- Folha de S. Paulo
O Datafolha apurou que 71% dos brasileiros são contra a reforma da Previdência. Para os partidários da democracia direta, isso é o que basta para suspender os trâmites legislativos.
Mas será que, nas democracias, deve-se sempre ouvir a voz da maioria? Quando se trata de direitos fundamentais, a resposta é claramente "não". Se a maioria dos brasileiros votasse por escravizar os índios, por exemplo, essa decisão teria de ser anulada pela Justiça. Aqui, atender à maioria constituiria violação da ordem democrática, que necessariamente preserva direitos de minorias.
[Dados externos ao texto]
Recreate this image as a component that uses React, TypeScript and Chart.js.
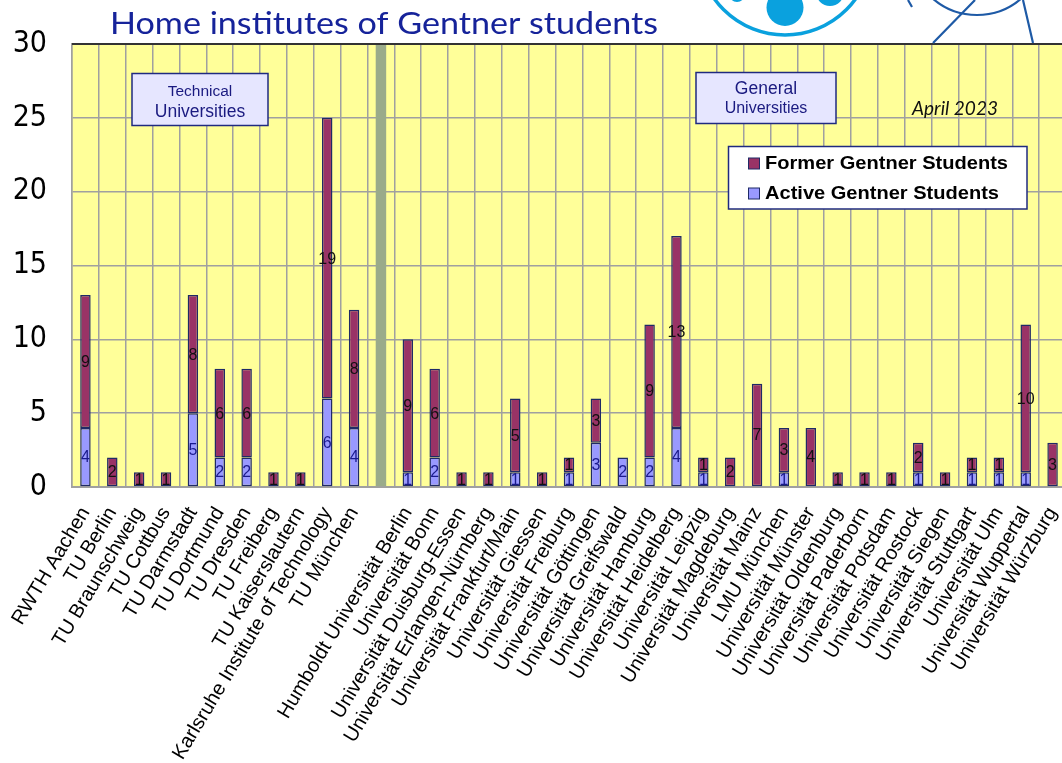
import React, { useEffect, useRef } from "react";
import { Chart, registerables } from "chart.js";

Chart.register(...registerables);

const institutes = [
  "RWTH Aachen", "TU Berlin", "TU Braunschweig", "TU Cottbus", "TU Darmstadt", "TU Dortmund",
  "TU Dresden", "TU Freiberg", "TU Kaiserslautern", "Karlsruhe Institute of Technology", "TU München",
  "",
  "Humboldt Universität Berlin", "Universität Bonn", "Universität Duisburg-Essen",
  "Universität Erlangen-Nürnberg", "Universität Frankfurt/Main", "Universität Giessen",
  "Universität Freiburg", "Universität Göttingen", "Universität Greifswald", "Universität Hamburg",
  "Universität Heidelberg", "Universität Leipzig", "Universität Magdeburg", "Universität Mainz",
  "LMU München", "Universität Münster", "Universität Oldenburg", "Universität Paderborn",
  "Universität Potsdam", "Universität Rostock", "Universität Siegen", "Universität Stuttgart",
  "Universität Ulm", "Universität Wuppertal", "Universität Würzburg",
];

const activeStudents = [4, 0, 0, 0, 5, 2, 2, 0, 0, 6, 4, 0, 1, 2, 0, 0, 1, 0, 1, 3, 2, 2, 4, 1, 0, 0, 1, 0, 0, 0, 0, 1, 0, 1, 1, 1, 0];
const formerStudents = [9, 2, 1, 1, 8, 6, 6, 1, 1, 19, 8, 0, 9, 6, 1, 1, 5, 1, 1, 3, 0, 9, 13, 1, 2, 7, 3, 4, 1, 1, 1, 2, 1, 1, 1, 10, 3];

const separatorIndex = 11;
const separatorValue = 30;

const yMin = 0;
const yMax = 30;
const yStep = 5;

const seriesLabels = ["Active Gentner Students", "Former Gentner Students"];
const groupLabels = [["Technical", "Universities"], ["General", "Universities"]];
const titleText = "Home institutes of Gentner students";
const dateText = "April 2023";

const ACTIVE = "#9999ff";
const FORMER = "#993366";
const EDGE = "#1f2a66";
const NAVY = "#1a1a80";

function drawFitText(ctx: CanvasRenderingContext2D, text: string, x: number, y: number, w: number, font: string, color: string) {
  ctx.save();
  ctx.font = font;
  ctx.fillStyle = color;
  ctx.textAlign = "left";
  ctx.textBaseline = "alphabetic";
  const m = ctx.measureText(text).width;
  ctx.translate(x, y);
  ctx.scale(w / m, 1);
  ctx.fillText(text, 0, 0);
  ctx.restore();
}

const decorPlugin = {
  id: "decor",
  beforeDraw(chart: any) {
    const { ctx, chartArea: a } = chart;
    ctx.save();
    ctx.fillStyle = "#ffffff";
    ctx.fillRect(0, 0, chart.width, chart.height);
    ctx.fillStyle = "#ffff99";
    ctx.fillRect(a.left, a.top, a.right - a.left, a.bottom - a.top);
    ctx.restore();
  },
  afterDatasetsDraw(chart: any) {
    const { ctx } = chart;
    ctx.save();
    ctx.font = "16px 'Liberation Sans', Arial, sans-serif";
    ctx.textAlign = "center";
    ctx.textBaseline = "middle";
    [0, 1].forEach((di) => {
      const meta = chart.getDatasetMeta(di);
      const vals = chart.data.datasets[di].data;
      meta.data.forEach((el: any, i: number) => {
        const v = vals[i];
        if (!v) return;
        ctx.fillStyle = di === 0 ? "#1a1a8c" : "#111111";
        ctx.fillText(String(v), el.x, (el.y + el.base) / 2 + 1);
      });
    });
    ctx.restore();
  },
  afterDraw(chart: any) {
    const { ctx, chartArea: a } = chart;
    ctx.save();
    // top border
    ctx.strokeStyle = "#333333";
    ctx.lineWidth = 2;
    ctx.beginPath();
    ctx.moveTo(a.left, a.top);
    ctx.lineTo(a.right, a.top);
    ctx.stroke();

    // logo fragments
    ctx.strokeStyle = "#0aa1de";
    ctx.fillStyle = "#0aa1de";
    ctx.lineWidth = 3.5;
    ctx.beginPath();
    ctx.arc(785, -52, 87, 0, Math.PI * 2);
    ctx.stroke();
    [[785, 7.5, 18.5], [830, -8, 14], [737, -6, 8]].forEach(([x, y, r]) => {
      ctx.beginPath();
      ctx.arc(x, y, r, 0, Math.PI * 2);
      ctx.fill();
    });
    ctx.strokeStyle = "#1e5aa6";
    ctx.lineWidth = 2.2;
    ctx.beginPath();
    ctx.arc(977, -52.7, 67.7, 0, Math.PI);
    ctx.stroke();
    ctx.beginPath();
    ctx.moveTo(975, 0); ctx.lineTo(933, 43);
    ctx.moveTo(1023, 0); ctx.lineTo(1033, 43);
    ctx.moveTo(908, 0); ctx.lineTo(912, 7);
    ctx.stroke();

    // title
    drawFitText(ctx, titleText, 110, 34, 548, "31px Lato, 'Open Sans', sans-serif", "#16239a");

    // group boxes
    const boxes = [
      { x: 132, y: 73.5, w: 136, h: 52, lines: groupLabels[0], sizes: [15.5, 17.5], base: [96, 117] },
      { x: 696, y: 72.5, w: 140, h: 51, lines: groupLabels[1], sizes: [17.5, 16], base: [94, 113] },
    ];
    boxes.forEach((b) => {
      ctx.fillStyle = "#e6e6ff";
      ctx.fillRect(b.x, b.y, b.w, b.h);
      ctx.strokeStyle = "#1f2a80";
      ctx.lineWidth = 1.5;
      ctx.strokeRect(b.x, b.y, b.w, b.h);
      ctx.fillStyle = NAVY;
      ctx.textAlign = "center";
      ctx.textBaseline = "alphabetic";
      b.lines.forEach((t, i) => {
        ctx.font = `${b.sizes[i]}px 'Liberation Sans', Arial, sans-serif`;
        ctx.fillText(t, b.x + b.w / 2, b.base[i]);
      });
    });

    // date
    drawFitText(ctx, dateText, 912, 115, 86, "italic 19px Lato, 'Open Sans', sans-serif", "#111111");

    // legend
    ctx.fillStyle = "#ffffff";
    ctx.fillRect(728.5, 146.5, 298.5, 62.5);
    ctx.strokeStyle = "#1f2a80";
    ctx.lineWidth = 1.5;
    ctx.strokeRect(728.5, 146.5, 298.5, 62.5);
    const items = [
      { label: chart.data.datasets[1].label, color: FORMER, y: 158, w: 243 },
      { label: chart.data.datasets[0].label, color: ACTIVE, y: 188, w: 234 },
    ];
    items.forEach((it) => {
      ctx.fillStyle = it.color;
      ctx.fillRect(748.5, it.y, 11, 11);
      ctx.strokeStyle = EDGE;
      ctx.lineWidth = 1;
      ctx.strokeRect(748.5, it.y, 11, 11);
      drawFitText(ctx, it.label, 765, it.y + 11, it.w, "bold 19px 'Liberation Sans', Arial, sans-serif", "#000000");
    });
    ctx.restore();
  },
};

export default function App() {
  const ref = useRef<HTMLCanvasElement>(null);
  useEffect(() => {
    if (!ref.current) return;
    const sepData = institutes.map((_, i) => (i === separatorIndex ? separatorValue : null));
    const chart = new Chart(ref.current, {
      type: "bar",
      data: {
        labels: institutes,
        datasets: [
          {
            label: seriesLabels[0],
            data: activeStudents.map((v) => (v ? v : null)) as any,
            backgroundColor: ACTIVE,
            borderColor: EDGE,
            borderWidth: 1.5,
            borderSkipped: false,
            stack: "s",
          },
          {
            label: seriesLabels[1],
            data: formerStudents.map((v) => (v ? v : null)) as any,
            backgroundColor: FORMER,
            borderColor: EDGE,
            borderWidth: 1.5,
            borderSkipped: false,
            stack: "s",
          },
          {
            label: "separator",
            data: sepData as any,
            backgroundColor: "#9aab8a",
            borderWidth: 0,
            stack: "s",
          },
        ],
      },
      options: {
        responsive: false,
        animation: false,
        devicePixelRatio: 1,
        layout: { padding: { top: 44, right: 4, left: 0, bottom: 0 } },
        datasets: { bar: { barPercentage: 0.39, categoryPercentage: 1 } },
        plugins: { legend: { display: false }, tooltip: { enabled: false }, title: { display: false } },
        scales: {
          x: {
            stacked: true,
            offset: true,
            grid: { color: "#a0a0a0", lineWidth: 1.5, drawTicks: false, offset: true },
            border: { color: "#a0a0a0", width: 2 },
            ticks: {
              autoSkip: false,
              maxRotation: 59,
              minRotation: 59,
              padding: 16,
              color: "#000000",
              font: { family: "'Liberation Sans', Arial, sans-serif", size: 20 },
            },
            afterFit(scale: any) {
              scale.height = 276;
              scale.paddingLeft = 0;
              scale.paddingRight = 0;
            },
          },
          y: {
            stacked: true,
            min: yMin,
            max: yMax,
            grid: { color: "#a0a0a0", lineWidth: 1.5, drawTicks: false },
            border: { color: "#a0a0a0", width: 1.5 },
            ticks: {
              stepSize: yStep,
              padding: 25,
              color: "#000000",
              font: { family: "'Liberation Sans Narrow', 'DejaVu Sans Condensed', Arial, sans-serif", size: 30 },
            },
            afterFit(scale: any) {
              scale.width = 72;
              scale.paddingTop = 0;
              scale.paddingBottom = 0;
            },
          },
        },
      },
      plugins: [decorPlugin],
    });
    return () => chart.destroy();
  }, []);
  return (
    <div style={{ position: "fixed", left: 0, top: 0, width: 1062, height: 763, overflow: "hidden", background: "#fff" }}>
      <canvas ref={ref} width={1070} height={763} style={{ display: "block", width: 1070, height: 763 }} />
    </div>
  );
}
Há outros assuntos em que o peso da maioria deve ser relativizado? Isso depende do tipo de democracia que abraçamos. No modelo representativo adotado no Brasil, a resposta é "sim". E existem bons motivos para isso. Imagine, leitor, que vivemos numa democracia direta, na qual caberá à população propor e definir, através de votação na internet, o valor do salário mínimo. Não é preciso um Datafolha para antever problemas.
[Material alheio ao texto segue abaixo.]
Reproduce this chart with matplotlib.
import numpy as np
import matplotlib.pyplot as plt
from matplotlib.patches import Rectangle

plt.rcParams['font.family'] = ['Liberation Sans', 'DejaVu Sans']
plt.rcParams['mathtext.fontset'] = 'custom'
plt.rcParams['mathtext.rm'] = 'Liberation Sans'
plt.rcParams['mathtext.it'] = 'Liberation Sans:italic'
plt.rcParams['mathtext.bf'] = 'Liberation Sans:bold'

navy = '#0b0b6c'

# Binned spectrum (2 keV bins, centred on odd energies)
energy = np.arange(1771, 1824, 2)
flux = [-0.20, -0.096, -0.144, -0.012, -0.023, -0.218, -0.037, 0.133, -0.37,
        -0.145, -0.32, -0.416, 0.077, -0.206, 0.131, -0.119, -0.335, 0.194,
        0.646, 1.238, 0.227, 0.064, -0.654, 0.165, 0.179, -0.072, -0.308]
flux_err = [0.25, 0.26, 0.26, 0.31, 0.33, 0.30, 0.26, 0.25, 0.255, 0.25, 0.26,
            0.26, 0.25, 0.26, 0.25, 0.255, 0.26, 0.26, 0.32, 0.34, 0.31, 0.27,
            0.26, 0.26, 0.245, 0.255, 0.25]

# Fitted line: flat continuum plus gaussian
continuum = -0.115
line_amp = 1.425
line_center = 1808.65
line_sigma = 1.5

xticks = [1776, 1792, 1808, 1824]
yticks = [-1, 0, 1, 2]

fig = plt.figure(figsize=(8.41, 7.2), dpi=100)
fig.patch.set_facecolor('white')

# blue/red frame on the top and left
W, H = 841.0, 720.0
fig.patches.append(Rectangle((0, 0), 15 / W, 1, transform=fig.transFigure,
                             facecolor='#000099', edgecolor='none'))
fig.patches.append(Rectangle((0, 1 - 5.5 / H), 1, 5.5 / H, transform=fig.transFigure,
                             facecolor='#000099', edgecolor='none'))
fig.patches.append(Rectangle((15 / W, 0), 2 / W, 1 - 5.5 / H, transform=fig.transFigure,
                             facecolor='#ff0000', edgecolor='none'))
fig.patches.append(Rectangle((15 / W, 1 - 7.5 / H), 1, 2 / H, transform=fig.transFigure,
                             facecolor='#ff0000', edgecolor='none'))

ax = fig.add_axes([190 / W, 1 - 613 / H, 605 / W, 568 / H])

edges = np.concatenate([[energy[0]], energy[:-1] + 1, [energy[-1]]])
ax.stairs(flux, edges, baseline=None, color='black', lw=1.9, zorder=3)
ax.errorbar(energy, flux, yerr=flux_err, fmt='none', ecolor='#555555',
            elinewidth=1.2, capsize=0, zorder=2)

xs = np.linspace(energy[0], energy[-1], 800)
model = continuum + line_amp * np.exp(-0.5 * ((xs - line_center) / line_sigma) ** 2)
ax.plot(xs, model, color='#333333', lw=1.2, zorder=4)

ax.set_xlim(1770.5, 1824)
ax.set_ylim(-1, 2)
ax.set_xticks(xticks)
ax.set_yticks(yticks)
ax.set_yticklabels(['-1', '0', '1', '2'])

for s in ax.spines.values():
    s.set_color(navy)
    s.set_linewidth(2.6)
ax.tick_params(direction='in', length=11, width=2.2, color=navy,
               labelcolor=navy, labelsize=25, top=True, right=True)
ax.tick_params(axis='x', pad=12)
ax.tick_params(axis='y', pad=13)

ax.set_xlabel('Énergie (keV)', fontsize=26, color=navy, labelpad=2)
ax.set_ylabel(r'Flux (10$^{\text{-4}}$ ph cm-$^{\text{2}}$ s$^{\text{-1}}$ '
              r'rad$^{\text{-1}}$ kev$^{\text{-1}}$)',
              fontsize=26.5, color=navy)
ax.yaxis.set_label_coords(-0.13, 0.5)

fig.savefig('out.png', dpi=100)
Um salário mínimo excessivamente generoso cria dificuldades para o equilíbrio das contas públicas nas três esferas de governo e para o caixa de algumas empresas. O resultado mais provável do gesto de altruísmo seria inflação e desemprego nas camadas mais pobres da população.
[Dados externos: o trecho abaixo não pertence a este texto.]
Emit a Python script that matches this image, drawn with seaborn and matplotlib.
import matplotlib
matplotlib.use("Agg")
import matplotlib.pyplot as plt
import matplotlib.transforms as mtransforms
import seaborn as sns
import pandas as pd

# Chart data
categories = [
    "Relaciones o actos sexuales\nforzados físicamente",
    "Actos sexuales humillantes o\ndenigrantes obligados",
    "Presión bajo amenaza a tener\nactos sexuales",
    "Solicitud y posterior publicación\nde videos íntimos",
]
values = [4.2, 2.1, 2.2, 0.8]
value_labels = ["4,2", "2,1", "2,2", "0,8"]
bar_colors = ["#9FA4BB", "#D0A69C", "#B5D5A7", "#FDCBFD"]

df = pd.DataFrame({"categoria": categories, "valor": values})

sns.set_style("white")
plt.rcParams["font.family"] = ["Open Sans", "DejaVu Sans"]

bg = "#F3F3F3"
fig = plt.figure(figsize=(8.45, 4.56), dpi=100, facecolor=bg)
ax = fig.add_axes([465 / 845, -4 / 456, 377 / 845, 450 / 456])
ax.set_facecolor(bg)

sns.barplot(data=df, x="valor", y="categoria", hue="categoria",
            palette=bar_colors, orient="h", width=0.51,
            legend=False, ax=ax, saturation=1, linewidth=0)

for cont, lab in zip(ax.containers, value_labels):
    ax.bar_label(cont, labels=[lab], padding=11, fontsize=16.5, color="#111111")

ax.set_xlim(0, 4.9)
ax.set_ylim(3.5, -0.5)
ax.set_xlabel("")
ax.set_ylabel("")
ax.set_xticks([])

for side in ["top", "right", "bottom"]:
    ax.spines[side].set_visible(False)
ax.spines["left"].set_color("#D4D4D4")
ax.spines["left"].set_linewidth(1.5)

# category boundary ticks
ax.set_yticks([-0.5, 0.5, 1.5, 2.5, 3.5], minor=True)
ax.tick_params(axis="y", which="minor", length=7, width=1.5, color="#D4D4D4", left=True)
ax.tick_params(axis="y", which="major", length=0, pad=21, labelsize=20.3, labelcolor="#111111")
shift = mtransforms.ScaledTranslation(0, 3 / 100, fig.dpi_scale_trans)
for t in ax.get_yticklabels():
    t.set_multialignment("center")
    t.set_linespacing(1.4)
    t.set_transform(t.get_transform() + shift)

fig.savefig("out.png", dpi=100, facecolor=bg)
Os "founding fathers" que escreveram a Constituição dos EUA pressentiram a dificuldade e conceberam o Congresso para contrabalançar a vontade popular num sistema de freios e contrapesos. A ideia central, que o Brasil reproduziu, é que o corpo de representantes constituiria uma elite sábia o suficiente para escapar das armadilhas do imediatismo e buscar o real interesse público.
Nos últimos 200 anos, a democracia representativa evoluiu para concepções menos elitistas que a dos "founding fathers", mas a ideia de que é preciso de algum modo filtrar os apetites imediatistas da população permanece, a meu ver, válida.